У Ильи наконец-то появилась возможность досуга — в редкую свободную минуту можно было лежать под теплым пледом, обложившись книгами. Рядом тихонько рисовала жена. Ее младшая сестра Надя, переехавшая в Москву, какое-то время тоже жила у Ильфов, помогала по дому не слишком хозяйственной Марусе и стала добрым другом зятю. Илья страстно увлекся фотографией, купил на одолженные у Петрова деньги фотоаппарат. Тот жаловался: «Было у меня на книжке восемьсот рублей, и был чудный соавтор. А теперь Илья увлекся фотографией. Я одолжил ему мои восемьсот рублей на покупку фотоаппарата. И что же? Нет у меня больше ни денег, ни соавтора... Мой бывший соавтор только снимает, проявляет и печатает. Печатает, проявляет и снимает...» Благодаря этому увлечению остались поистине уникальные кадры. Среди них есть и исторические, например последовательная съемка взрыва храма Христа Спасителя или похороны Владимира Маяковского. А есть камерные, бытовые, запечатлевшие уютную комнату, обеденный стол с нехитрой снедью, туалетный столик Маруси, кровать, книги и безделушки, а главное — самих героев этой маленькой театральной сцены. Эти фотографии дышат счастьем и покоем.
Однако о гладкой писательской жизни, которую вели более удачливые собратья по перу вроде того же Катаева, мечтать не приходилось. «Золотой теленок» неожиданно встретил резкую критику — в первую очередь со стороны всесильного Александра Фадеева, одного из руководителей Российской ассоциации пролетарских писателей. Дескать, нельзя выводить главным героем такого беспринципного пройдоху, как Остап Бендер, не поймет такого советский читатель. К счастью, за соавторов заступился Максим Горький — обратился к наркому просвещения Андрею Бубнову, и книгу издали.
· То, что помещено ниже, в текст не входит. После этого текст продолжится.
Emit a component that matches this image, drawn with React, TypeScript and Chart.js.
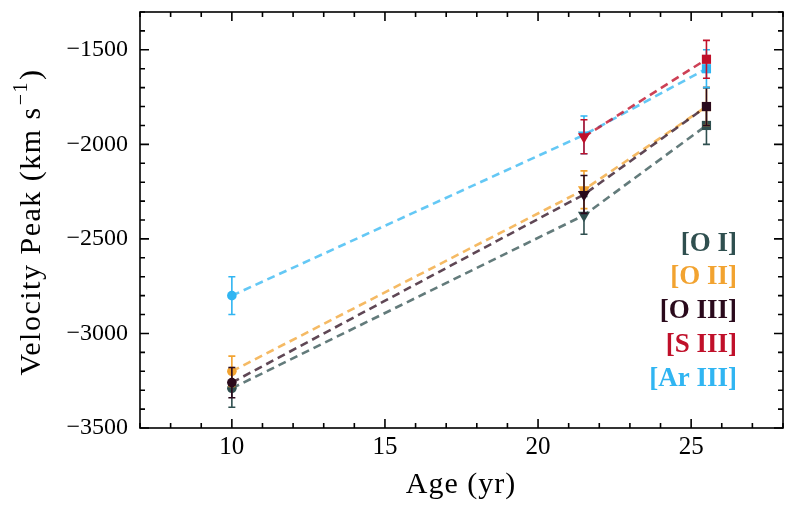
import React, { useEffect, useRef } from "react";
import { Chart, registerables } from "chart.js";
Chart.register(...registerables);

const ages = [10, 21.5, 25.5];
const labels = ["[O I]", "[O II]", "[O III]", "[S III]", "[Ar III]"];
const oI = [-3290, -2375, -1900];
const oIErr = [100, 100, 100];
const oII = [-3200, -2240, -1800];
const oIIErr = [80, 100, 100];
const oIII = [-3260, -2265, -1800];
const oIIIErr = [80, 100, 100];
const sIII = [null, -1960, -1550];
const sIIIErr = [0, 90, 100];
const arIII = [-2800, -1950, -1600];
const arIIIErr = [100, 100, 100];
const xTicks = [10, 15, 20, 25];
const yTicks = [-3500, -3000, -2500, -2000, -1500];
const xTitle = "Age (yr)";
const yTitle = "Velocity Peak (km s";
const yTitleSup = "\u22121";

const markerColors = ["#2F4F4F", "#F2A330", "#2A0A1C", "#C0102A", "#30B5F2"];
const lineColors = [
  "rgba(47,79,79,0.75)",
  "rgba(242,163,48,0.75)",
  "rgba(42,10,28,0.75)",
  "rgba(192,16,42,0.8)",
  "rgba(48,181,242,0.75)",
];
const FONT = "'Liberation Serif', 'Times New Roman', serif";

const values = [oI, oII, oIII, sIII, arIII];
const errs = [oIErr, oIIErr, oIIIErr, sIIIErr, arIIIErr];
const orders = [5, 4, 3, 1, 2];

const fmt = (v: number) => (v < 0 ? "\u2212" : "") + Math.abs(v);

const customPlugin = {
  id: "custom",
  afterDatasetDraw(chart: any, args: any) {
    const i = args.index;
    const ctx = chart.ctx;
    const xs = chart.scales.x;
    const ys = chart.scales.y;
    ctx.save();
    ctx.strokeStyle = markerColors[i];
    ctx.lineWidth = 1.6;
    values[i].forEach((v: number | null, j: number) => {
      if (v === null || !errs[i][j]) return;
      const px = xs.getPixelForValue(ages[j]);
      const t = ys.getPixelForValue(v + errs[i][j]);
      const b = ys.getPixelForValue(v - errs[i][j]);
      ctx.beginPath();
      ctx.moveTo(px, t);
      ctx.lineTo(px, b);
      ctx.moveTo(px - 3.5, t);
      ctx.lineTo(px + 3.5, t);
      ctx.moveTo(px - 3.5, b);
      ctx.lineTo(px + 3.5, b);
      ctx.stroke();
    });
    ctx.restore();
  },
  afterDraw(chart: any) {
    const ctx = chart.ctx;
    const a = chart.chartArea;
    const xs = chart.scales.x;
    const ys = chart.scales.y;
    ctx.save();
    ctx.strokeStyle = "#000";
    ctx.lineWidth = 1.6;
    ctx.strokeRect(a.left, a.top, a.right - a.left, a.bottom - a.top);
    ctx.beginPath();
    for (let v = 7; v <= 28; v++) {
      const px = xs.getPixelForValue(v);
      const L = v % 5 === 0 ? 9 : 5;
      ctx.moveTo(px, a.bottom);
      ctx.lineTo(px, a.bottom - L);
      ctx.moveTo(px, a.top);
      ctx.lineTo(px, a.top + L);
    }
    for (let v = -3500; v <= -1300; v += 100) {
      const py = ys.getPixelForValue(v);
      const L = v % 500 === 0 ? 9 : 5;
      ctx.moveTo(a.left, py);
      ctx.lineTo(a.left + L, py);
      ctx.moveTo(a.right, py);
      ctx.lineTo(a.right - L, py);
    }
    ctx.stroke();

    // legend text
    ctx.font = "bold 27px " + FONT;
    ctx.textAlign = "right";
    ctx.textBaseline = "middle";
    const ly = [244, 277, 311, 345, 379];
    labels.forEach((l, i) => {
      ctx.fillStyle = markerColors[i];
      ctx.fillText(l, 737, ly[i]);
    });

    // axis titles
    ctx.fillStyle = "#000";
    (ctx as any).letterSpacing = "1px";
    ctx.font = "30px " + FONT;
    ctx.textAlign = "center";
    ctx.textBaseline = "alphabetic";
    ctx.fillText(xTitle, 461, 493);

    ctx.save();
    ctx.translate(40, 222);
    ctx.rotate(-Math.PI / 2);
    (ctx as any).letterSpacing = "1.5px";
    ctx.font = "30px " + FONT;
    const w1 = ctx.measureText(yTitle).width;
    ctx.font = "20px " + FONT;
    const w2 = ctx.measureText(yTitleSup).width;
    ctx.font = "30px " + FONT;
    const w3 = ctx.measureText(")").width;
    const total = w1 + w2 + w3 + 2;
    let x0 = -total / 2;
    ctx.textAlign = "left";
    ctx.fillText(yTitle, x0, 0);
    ctx.font = "20px " + FONT;
    ctx.fillText(yTitleSup, x0 + w1 + 1, -13);
    ctx.font = "30px " + FONT;
    ctx.fillText(")", x0 + w1 + w2 + 2, 0);
    ctx.restore();
    ctx.restore();
  },
};

export default function App() {
  const ref = useRef<HTMLCanvasElement>(null);
  useEffect(() => {
    document.body.style.margin = "0";
    const datasets = values.map((vals, i) => ({
      label: labels[i],
      data: vals
        .map((v, j) => (v === null ? null : { x: ages[j], y: v }))
        .filter((p) => p !== null),
      showLine: true,
      borderColor: lineColors[i],
      borderWidth: 2.6,
      borderDash: [8, 5],
      backgroundColor: markerColors[i],
      pointBackgroundColor: markerColors[i],
      pointBorderColor: markerColors[i],
      pointBorderWidth: 0,
      pointStyle: (ctx: any) => {
        const x = ctx.raw?.x;
        return x === 10 ? "circle" : x === 21.5 ? "triangle" : "rect";
      },
      pointRotation: (ctx: any) => (ctx.raw?.x === 21.5 ? 180 : 0),
      pointRadius: (ctx: any) => {
        const x = ctx.raw?.x;
        return x === 10 ? 4.8 : x === 21.5 ? 7 : 6.5;
      },
      order: orders[i],
    }));
    const chart = new Chart(ref.current!, {
      type: "scatter",
      data: { datasets },
      plugins: [customPlugin],
      options: {
        responsive: false,
        animation: false,
        layout: { padding: { top: 12, right: 15, left: 0, bottom: 0 } },
        plugins: { legend: { display: false }, tooltip: { enabled: false } },
        scales: {
          x: {
            type: "linear",
            min: 7,
            max: 28,
            grid: { display: false, drawTicks: false },
            border: { display: false },
            afterBuildTicks: (s: any) => {
              s.ticks = xTicks.map((v) => ({ value: v }));
            },
            afterFit: (s: any) => {
              s.height = 79;
              s.paddingLeft = 0;
              s.paddingRight = 0;
            },
            ticks: {
              color: "#000",
              font: { family: FONT, size: 25 },
              padding: 4,
              maxRotation: 0,
              callback: (v: any) => fmt(Number(v)),
            },
            title: { display: false },
          },
          y: {
            type: "linear",
            min: -3500,
            max: -1300,
            grid: { display: false, drawTicks: false },
            border: { display: false },
            afterBuildTicks: (s: any) => {
              s.ticks = yTicks.map((v) => ({ value: v }));
            },
            afterFit: (s: any) => {
              s.width = 140;
              s.paddingTop = 0;
              s.paddingBottom = 0;
            },
            ticks: {
              color: "#000",
              font: { family: FONT, size: 24 },
              padding: 12,
              callback: (v: any) => fmt(Number(v)),
            },
            title: { display: false },
          },
        },
      },
    });
    return () => chart.destroy();
  }, []);
  return (
    <div style={{ width: 798, height: 507 }}>
      <canvas ref={ref} width={798} height={507} />
    </div>
  );
}
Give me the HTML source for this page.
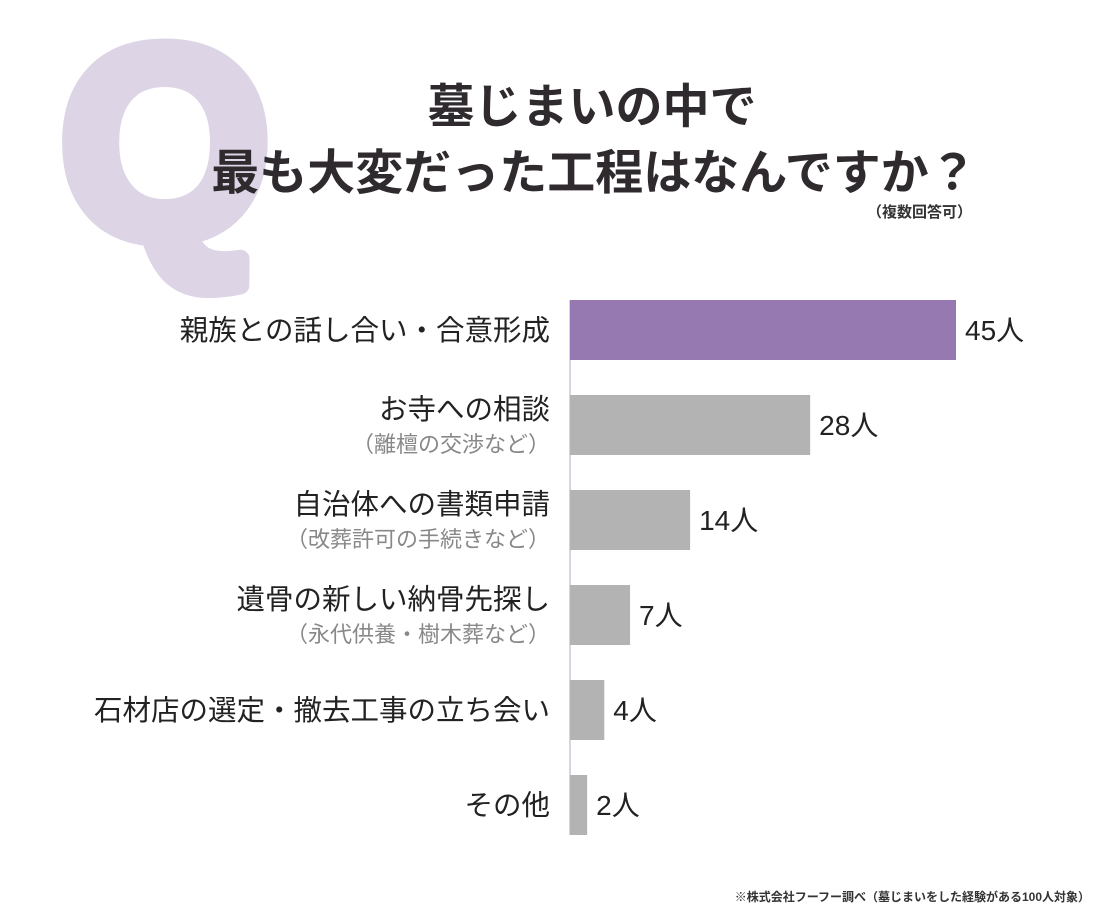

«Двенадцать стульев» и «Золотого теленка» напечатали чуть ли не на всех языках мира. С этим советское правительство не могло не считаться: умных, ироничных, популярных Ильфа и Петрова начали отправлять в командировки — в Среднюю Азию, на открытие Туркестано-Сибирской железной дороги, на военные учения в Белоруссии. Пришлось побывать и в печально знаменитой коллективной поездке выдающихся советских писателей на Беломорканал в 1933 году. Цвет отечественной литературы наперебой восхищался проектом «перековки» отпетых уголовников, старательно жмурясь и отказываясь видеть политзаключенных, ежедневно гибнувших на гигантской стройке. А потом литераторы дружно уселись за общую книгу, стремясь превзойти друг друга в славословии. Увы, это мало кого уберегло — многие из них вскоре и сами были репрессированы. И только Ильф и Петров наотрез отказались участвовать в проекте — они вообще были предельно принципиальны во времена, когда это не сулило ничего хорошего. Взяли и рассорились с кинорежиссером Григорием Александровым, любимцем Сталина, поставившим «Цирк» по их пьесе: увидев, что из едкой комедии получается помпезная агитка, потребовали убрать имена с титров.